До войны в Париже была международная тусовка, в том числе там были и немцы. После войны началось резкое размежевание, немцы все уехали. Французы остались, и кого-то мобилизовали на фронт, так же как и в Германии. Участники «Синего всадника» Франц Марк и Август Макке, молодые энергичные художники с замечательными открытиями в области пространства, с выходами в беспредметность, оба были убиты на фронтах. Макке в 1914 году, а Марк, ближайший друг Кандинского, — в 1916-м. С другой стороны, в Париже была такая замечательная русская художница Мария Васильева, которая основала целую академию, у нее там преподавали Фернан Леже, Пикассо приходил, другие художники, связанные с новейшими открытиями. Так вот, когда началась война, Мария Васильева — возможности у нее были — открыла там столовую и лично готовила супы для молодых и не очень молодых художников, которые к ней приходили. Это был пример взаимовыручки — редкий случай. Особенно в Париже, где, казалось бы, каждый сам по себе.
Василий Кандинский. «Святой Георгий». 1914–1915
Возвращение к беспредметности
— Какие течения кристаллизовались в ходе войны и стали доминировать уже после нее?

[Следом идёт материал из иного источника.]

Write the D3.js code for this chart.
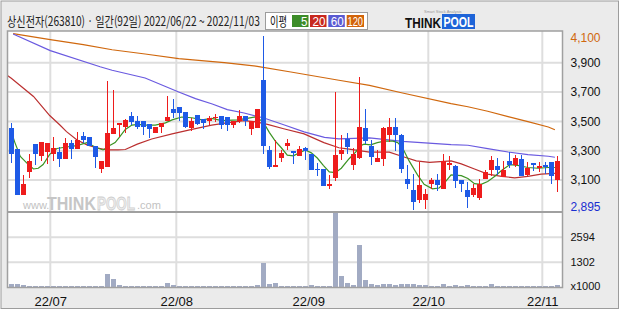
<!DOCTYPE html>
<html>
<head>
<meta charset="utf-8">
<script src="https://cdn.jsdelivr.net/npm/d3@7"></script>
<style>
  body { margin: 0; background: #fff; }
  svg { display: block; }
</style>
</head>
<body>
<div id="chart"></div>
<script>
"use strict";

// ---- chart values ----
const title = "상신전자(263810) · 일간(92일) 2022/06/22 ~ 2022/11/03";
const maNames = ["5", "20", "60", "120"];
const monthTicks = [[7, "22/07"], [28, "22/08"], [50, "22/09"], [70, "22/10"], [89, "22/11"]];
const priceTicks = [3100, 3300, 3500, 3700, 3900];
const priceMax = 4100, priceMin = 2895;
const volTicks = [1302, 2594];
const volMax = 3891;

const opens = [3455,3310,2995,3155,3345,3265,3290,3275,3290,3245,
  3350,3310,3400,3390,3335,3175,3190,3415,3475,3465,
  3540,3500,3500,3485,3420,3465,3505,3585,3595,3565,
  3455,3545,3515,3500,3520,3540,3530,3475,3500,3535,
  3450,3455,3785,3305,3195,3250,3330,3295,3265,3315,
  3280,3175,3175,3065,3115,3275,3380,3200,3250,3455,
  3335,3225,3245,3410,3460,3410,3105,3030,2965,2965,
  3070,3100,3040,3200,3195,3100,3030,2995,2975,3110,
  3170,3195,3120,3230,3205,3240,3135,3215,3180,3205,
  3225,3100];
const highs = [3490,3310,3135,3275,3345,3360,3350,3395,3325,3385,
  3375,3430,3430,3390,3335,3230,3775,3715,3490,3515,
  3565,3540,3500,3485,3460,3490,3675,3650,3595,3565,
  3525,3545,3515,3540,3550,3540,3530,3500,3580,3535,
  3505,3585,4080,3330,3370,3305,3380,3300,3335,3325,
  3280,3215,3175,3135,3700,3405,3420,3320,3800,3585,
  3370,3305,3465,3520,3525,3415,3200,3140,3220,3040,
  3115,3140,3275,3265,3205,3100,3085,3075,3105,3170,
  3265,3250,3230,3290,3270,3270,3225,3215,3225,3220,
  3225,3265];
const lows = [3215,2995,2995,3115,3200,3230,3210,3230,3190,3245,
  3245,3310,3355,3330,3180,3150,3190,3415,3390,3420,
  3475,3450,3410,3385,3420,3420,3505,3520,3505,3455,
  3435,3475,3450,3475,3495,3445,3435,3455,3490,3470,
  3410,3455,3275,3175,3190,3225,3305,3210,3265,3235,
  3170,3125,3060,3040,3090,3235,3280,3170,3245,3345,
  3200,3225,3195,3360,3295,3150,3035,2895,2945,2900,
  3035,3025,3035,3170,3045,3020,2910,2985,2960,3110,
  3125,3135,3120,3185,3190,3125,3125,3160,3155,3140,
  3070,3015];
const closes = [3275,2995,3075,3230,3275,3360,3350,3320,3245,3350,
  3310,3370,3370,3335,3260,3230,3420,3455,3490,3510,
  3495,3465,3465,3450,3460,3490,3530,3560,3560,3465,
  3505,3485,3490,3525,3530,3475,3475,3500,3540,3500,
  3505,3585,3335,3190,3200,3285,3350,3290,3310,3300,
  3170,3170,3060,3070,3270,3305,3325,3275,3460,3365,
  3260,3250,3455,3460,3410,3175,3070,2950,3065,3005,
  3100,3065,3230,3215,3095,3075,2985,3045,3075,3155,
  3235,3170,3170,3205,3250,3125,3185,3200,3195,3190,
  3130,3230];
// volume, x1000 shares
const volumes = [181,181,129,70,70,70,70,70,70,70,
  70,70,70,70,70,70,713,455,129,70,
  70,70,70,70,70,70,248,129,70,70,
  70,70,70,70,70,70,70,70,70,70,
  70,129,1282,181,248,70,70,70,70,70,
  129,70,70,70,3850,595,233,129,2197,388,
  181,129,181,181,129,181,181,181,129,129,
  70,70,181,70,129,70,129,70,70,70,
  181,70,70,70,70,70,70,70,70,70,
  70,129];

// moving averages, [day index, price]
const ma5 = [[0,3430],[0.6,3355],[1.5,3260],[2.6,3215],[3.7,3175],[4.5,3180],[5.3,3205],[6.4,3275],
  [7.6,3315],[9.2,3325],[10.9,3335],[12.6,3355],[14.2,3320],[15.3,3305],[16.4,3335],[17.3,3355],
  [17.9,3385],[19,3445],[20.1,3475],[21.2,3480],[22.3,3475],[24,3475],[25.7,3490],[26.8,3510],
  [28.4,3530],[30.1,3525],[31.8,3510],[33.4,3520],[35.1,3505],[37.7,3510],[39.3,3520],[40.7,3530],
  [41,3525],[42,3495],[43,3425],[44,3365],[45,3320],[46,3270],[47,3265],[48,3285],[49,3305],
  [50,3285],[51,3250],[52,3200],[53,3155],[54,3150],[55,3180],[56.3,3245],[57.5,3295],[58,3330],
  [58.8,3345],[59.9,3340],[61,3355],[62.2,3365],[63.6,3365],[64.4,3355],[65.2,3320],[66.3,3230],
  [67.7,3135],[68.8,3070],[70.2,3040],[71.3,3045],[72.2,3080],[73.3,3135],[75,3130],[76.1,3110],
  [77.2,3075],[78.3,3070],[79.4,3090],[80.6,3125],[81.7,3165],[83.1,3205],[84.4,3200],[86.1,3185],
  [87.8,3180],[89.5,3185],[90.6,3185]];
const ma20 = [[-0.7,3815],[0,3795],[3.7,3670],[6.4,3540],[8.1,3475],[9.2,3430],[10.9,3375],[12.6,3340],
  [14.2,3320],[15.9,3305],[17.8,3305],[19,3308],[21,3345],[23.4,3380],[26.8,3415],[30.1,3445],
  [33.4,3475],[35.9,3490],[38.8,3505],[41,3495],[42.7,3480],[45.4,3450],[48.8,3415],[52.1,3355],
  [54.6,3320],[56.3,3310],[59.7,3290],[63,3290],[65.2,3260],[67.5,3230],[69.7,3220],[73.3,3230],
  [75,3210],[77.2,3175],[79.4,3140],[81.7,3125],[83.9,3115],[86.1,3125],[88.3,3140],[90.6,3145]];
const ma60 = [[0.3,4097],[6.5,3983],[14.8,3873],[16.8,3849],[22.3,3796],[27.9,3701],[30.7,3655],
  [33.5,3619],[36,3580],[38.8,3557],[42.1,3523],[45.4,3477],[48.8,3428],[52.2,3391],[54.6,3380],
  [59.7,3387],[65.2,3364],[73.3,3341],[76.1,3337],[79.4,3314],[82.8,3291],[86.1,3273],[89.5,3262],
  [90.6,3255]];
const ma120 = [[0.3,4099],[6.5,4058],[12,4024],[16.8,3989],[22.3,3960],[27.9,3928],[35.5,3901],
  [41,3876],[46.6,3837],[54.6,3781],[59.7,3746],[65.2,3694],[73.3,3621],[76.1,3600],[79.4,3569],
  [82.8,3532],[86.1,3498],[89.5,3462],[90.6,3443]];

// ---- layout ----
const W = 620, H = 310;
const plot = { left: 7.5, right: 562.5, top: 31, split: 212, bottom: 287.5 };
const colors = {
  up: "#ee1c1c", down: "#1e5ae6", vol: "#a2abc3",
  ma: ["#3c9424", "#bb3030", "#6a5ae0", "#d0680e"],
  box: ["#3c8c28", "#c8281e", "#5a5ad2", "#d2640a"]
};
const days = d3.range(opens.length);
const sans = "'Liberation Sans', Arial, sans-serif";
const kr = "'Noto Sans CJK KR', sans-serif";

const x = d3.scaleLinear().domain([-0.5, 91.5]).range([8.3, 560.3]);
const y = d3.scaleLinear().domain([priceMin, priceMax]).range([210, 33.5]);
const yv = d3.scaleLinear().domain([0, volMax]).range([plot.bottom, 212.3]);

const svg = d3.select("#chart").append("svg")
  .attr("width", W).attr("height", H)
  .style("font-family", sans);

// squeeze a text horizontally so it takes the given width (the source font is narrow)
function fitText(parent, tx, ty, width, str, attrs) {
  const t = parent.append("text").text(str);
  Object.entries(attrs).forEach(([k, v]) => t.attr(k, v));
  const w = t.node().getComputedTextLength();
  t.attr("transform", `translate(${tx},${ty}) scale(${Math.min(1, width / w)},1)`);
  return t;
}

// frame and panels
svg.append("rect").attr("x", 1).attr("y", 1).attr("width", W - 2.5).attr("height", H - 2.5)
  .attr("fill", "#ebebeb").attr("stroke", "#9c9c9c");
svg.append("rect").attr("x", plot.left).attr("y", plot.top)
  .attr("width", plot.right - plot.left).attr("height", plot.bottom - plot.top)
  .attr("fill", "#fff");

svg.append("defs").append("clipPath").attr("id", "clip")
  .append("rect").attr("x", plot.left).attr("y", plot.top)
  .attr("width", plot.right - plot.left).attr("height", plot.split - plot.top);

// grid
const grid = svg.append("g").attr("stroke", "#dedede").attr("stroke-width", 2);
grid.selectAll(".hp").data(priceTicks).join("line")
  .attr("x1", plot.left).attr("x2", plot.right)
  .attr("y1", d => y(d)).attr("y2", d => y(d));
grid.selectAll(".hv").data(volTicks).join("line")
  .attr("x1", plot.left).attr("x2", plot.right)
  .attr("y1", d => yv(d)).attr("y2", d => yv(d));
grid.selectAll(".vx").data(monthTicks).join("line")
  .attr("x1", d => x(d[0] - 0.5)).attr("x2", d => x(d[0] - 0.5))
  .attr("y1", plot.top).attr("y2", plot.bottom);

// watermark
const wm = svg.append("g");
wm.append("text").attr("x", 23).attr("y", 209).attr("font-size", 11)
  .attr("fill", "#c2c2c2").text("www.");
fitText(wm, 47, 209.5, 49, "THINK",
  { "font-size": 18, "font-weight": "bold", fill: "#c6c6c6" });
fitText(wm, 97, 209.5, 38, "POOL",
  { "font-size": 18, "font-weight": "bold", fill: "#ececec", stroke: "#cfcfcf", "stroke-width": 0.8 });
wm.append("text").attr("x", 137).attr("y", 209).attr("font-size", 11)
  .attr("fill", "#c2c2c2").text(".com");

// volume bars
svg.append("g").attr("fill", colors.vol).attr("shape-rendering", "crispEdges")
  .selectAll("rect").data(days).join("rect")
  .attr("x", i => Math.round(x(i) - 2.5)).attr("width", 5)
  .attr("y", i => yv(volumes[i]))
  .attr("height", i => yv(0) - yv(volumes[i]));

// moving averages
const line = d3.line().x(d => x(d[0])).y(d => y(d[1]));
const maG = svg.append("g").attr("clip-path", "url(#clip)").attr("fill", "none")
  .attr("stroke-width", 1.2);
[ma120, ma60, ma20, ma5].forEach((s, k) => {
  maG.append("path").datum(s).attr("d", line).attr("stroke", colors.ma[3 - k]);
});

// candles
const candle = svg.append("g").attr("shape-rendering", "crispEdges")
  .selectAll("g").data(days).join("g")
  .attr("fill", i => closes[i] >= opens[i] ? colors.up : colors.down);
candle.append("rect")
  .attr("x", i => Math.floor(x(i))).attr("width", 1)
  .attr("y", i => y(highs[i]))
  .attr("height", i => Math.max(1, y(lows[i]) - y(highs[i])));
candle.append("rect")
  .attr("x", i => Math.round(x(i) - 2.5)).attr("width", 5)
  .attr("y", i => y(Math.max(opens[i], closes[i])))
  .attr("height", i => Math.max(1.5, Math.abs(y(opens[i]) - y(closes[i]))));

// borders
const bd = svg.append("g").attr("stroke", "#a0a0a0").attr("fill", "none");
bd.append("rect").attr("x", plot.left).attr("y", plot.top)
  .attr("width", plot.right - plot.left).attr("height", plot.bottom - plot.top)
  .attr("stroke-width", 1.5);
bd.append("line").attr("x1", plot.left).attr("x2", plot.right)
  .attr("y1", plot.split).attr("y2", plot.split).attr("stroke-width", 2);

// price axis
const pAxis = svg.append("g").attr("transform", `translate(${plot.right},0)`)
  .call(d3.axisRight(y).tickValues(priceTicks).tickSize(0).tickPadding(8)
    .tickFormat(d3.format(",")));
pAxis.select(".domain").remove();
pAxis.selectAll("text").attr("font-size", 12).attr("fill", "#111").attr("font-family", sans);
svg.append("text").attr("x", plot.right + 8).attr("y", Math.max(y(priceMax), 38))
  .attr("dy", "0.32em").attr("font-size", 12).attr("fill", colors.ma[3])
  .text(d3.format(",")(priceMax));
svg.append("text").attr("x", plot.right + 8).attr("y", Math.min(y(priceMin), 207))
  .attr("dy", "0.32em").attr("font-size", 12).attr("fill", "#1a2fd0")
  .text(d3.format(",")(priceMin));

// volume axis
const vAxis = svg.append("g").attr("transform", `translate(${plot.right},0)`)
  .call(d3.axisRight(yv).tickValues(volTicks).tickSize(0).tickPadding(8)
    .tickFormat(d3.format("d")));
vAxis.select(".domain").remove();
vAxis.selectAll("text").attr("font-size", 11).attr("fill", "#111").attr("font-family", sans);
svg.append("text").attr("x", plot.right + 8).attr("y", 286).attr("dy", "0.32em")
  .attr("font-size", 11).attr("fill", "#111").text("x1000");

// date axis
const xAxis = svg.append("g").attr("transform", `translate(0,${plot.bottom})`)
  .call(d3.axisBottom(x).tickValues(monthTicks.map(d => d[0] - 0.5)).tickSize(0).tickPadding(9)
    .tickFormat((d, k) => monthTicks[k][1]));
xAxis.select(".domain").remove();
xAxis.selectAll("text").attr("font-size", 13).attr("fill", "#111").attr("font-family", sans);

// title
fitText(svg, 7, 26, 253, title, { "font-family": kr, "font-size": 13, fill: "#222" });

// legend
const lg = svg.append("g");
lg.append("rect").attr("x", 265.5).attr("y", 12.5).attr("width", 102).attr("height", 17)
  .attr("fill", "#fff").attr("stroke", "#9c9c9c");
fitText(lg, 270, 26, 17, "이평", { "font-family": kr, "font-size": 13, fill: "#111" });
const boxX = [292, 310, 328.3, 346.7], boxW = [16.5, 16.5, 16.5, 17.3];
maNames.forEach((d, k) => {
  lg.append("rect").attr("x", boxX[k]).attr("y", 15)
    .attr("width", boxW[k]).attr("height", 12).attr("fill", colors.box[k]);
  const tw = d.length > 2 ? 15.5 : d.length * 6.5;
  fitText(lg, boxX[k] + boxW[k] - 1 - tw, 25.5, tw, d, { "font-size": 12, fill: "#fff" });
});

// logo
const logo = svg.append("g");
logo.append("text").attr("x", 424).attr("y", 13).attr("font-size", 4)
  .attr("fill", "#999").text("Smart Stock Analysis");
fitText(logo, 405, 27.5, 36, "THINK", { "font-size": 15, "font-weight": "bold", fill: "#111" });
logo.append("rect").attr("x", 442).attr("y", 14).attr("width", 33).attr("height", 15)
  .attr("fill", "#1e64d8");
fitText(logo, 443.5, 27, 30, "POOL", { "font-size": 14, "font-weight": "bold", fill: "#fff" });
</script>
</body>
</html>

— В Германии набрало силу очень своеобразное направление, такой натуралистический полудадаизм, полуэкспрессионизм, основанный на изображении язв, последствий войны. Отто Дикс в первую очередь, Георг Гросс и целый ряд других художников изображали с некоторым смакованием калек, военные сцены. Отто Дикс был участником войны, и он создал триптих «Война» с окопами, где лежат полуразложившиеся трупы, где люди в противогазах — масках смерти. Все это были отталкивающие образы войны: художники пытались создать психологический барьер, чтобы это никогда не повторилось. К сожалению, как мы знаем, это не сработало. Изображение пороков современного общества тоже было очень тесно с этим связано. Тот же Отто Дикс, и не он один, изображал язвы современного города: с одной стороны богатые витрины — Германия довольно быстро восстановилась, а рядом — калеки, инвалиды, проститутки. Предостережение через подчеркивание уродливых сторон войны и было тем самым выводом, который художники пытались сделать.